Ciò posto, si deve osservare che nel caso di specie, diversamente da quanto sostiene l’Agenzia fiscale ricorrente, l’omesso versamento in oggetto era determinato dalla volontà del contribuente di rettificare la propria posizione fiscale in relazione alle modifiche normative intervenute medio tempore a disciplinare l’imposta sostitutiva alla quale il versamento stesso era afferente (rivalutazione delle partecipazioni e dei terreni). E’ quindi chiaro che nel caso di specie si è verificata quella condizione di “incertezza” alla quale si riferisce la norma statutaria evocata e che implicava la fissazione al contribuente di un termine “congruo”, comunque non inferiore a trenta giorni dalla richiesta di chiarimenti, con sanzione di nullità dell’atto esattivo in caso di inosservanza. Sul punto la decisione della CTR risulta aver correttamente applicato detto principio di diritto, avendo rilevato che nel caso di specie l’iscrizione a ruolo è avvenuta addirittura prima di aver inviato al contribuente la richiesta di chiarimenti, peraltro riscontrata dal contribuente stesso prima di trenta giorni, essendo poi la cartella esattoriale stata notificata solo tre giorni dopo i chiarimenti del contribuente e quindi senza tenerne alcun conto.

Il ricorso va dunque rigettato.

Le spese seguono la soccombenza e vanno liquidate come in dispositivo.

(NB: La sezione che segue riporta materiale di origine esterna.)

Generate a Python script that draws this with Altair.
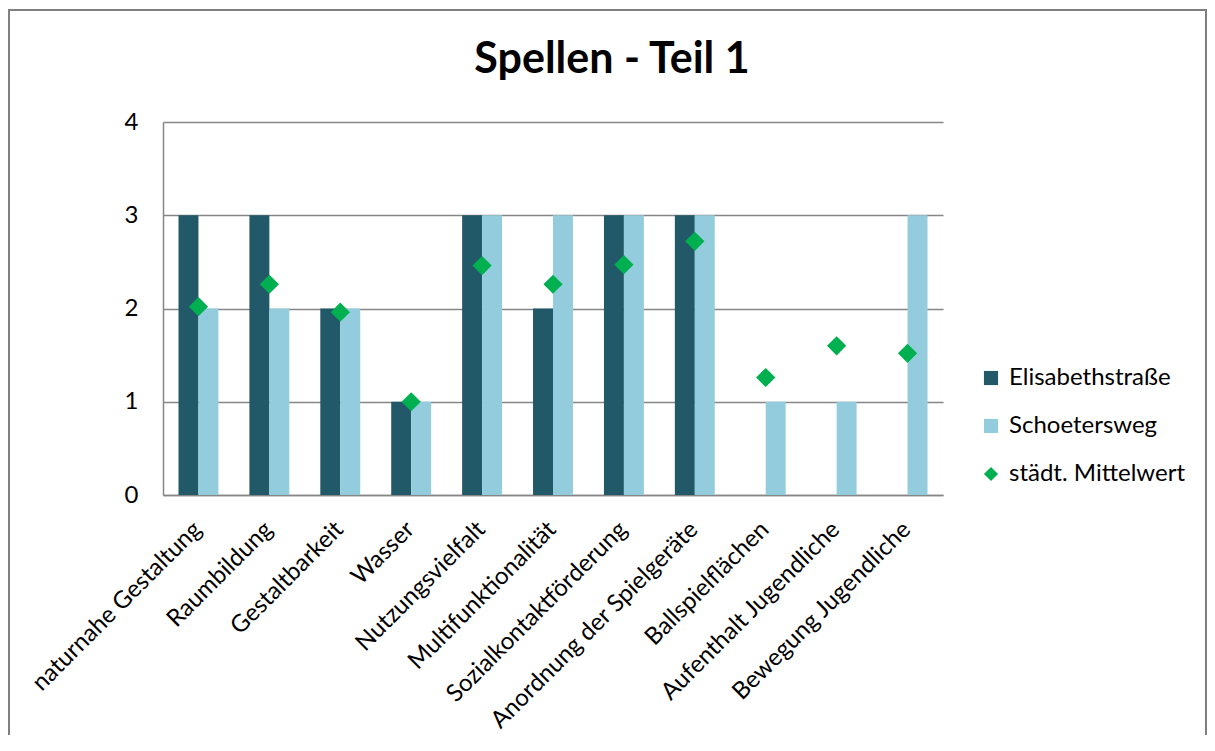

Rilevato che risulta soccombente una parte ammessa alla prenotazione a debito del contributo unificato per essere amministrazione pubblica difesa dall’Avvocatura Generale dello Stato, non si applica il D.P.R. 30 maggio 2002, n. 115, art. 13, comma 1 quater (Sez. 6 – L, Ordinanza n. 1778 del 29/01/2016, Rv. 638714 – 01).

P.Q.M.

La Corte rigetta il ricorso; condanna l’agenzia fiscale ricorrente al pagamento delle spese del giudizio di legittimità che liquida in Euro 7.000 oltre Euro 200 per esborsi, 15% per contributo spese generali ed accessori di legge.

Motivazione semplificata.

Così deciso in Roma, il 4 aprile 2017.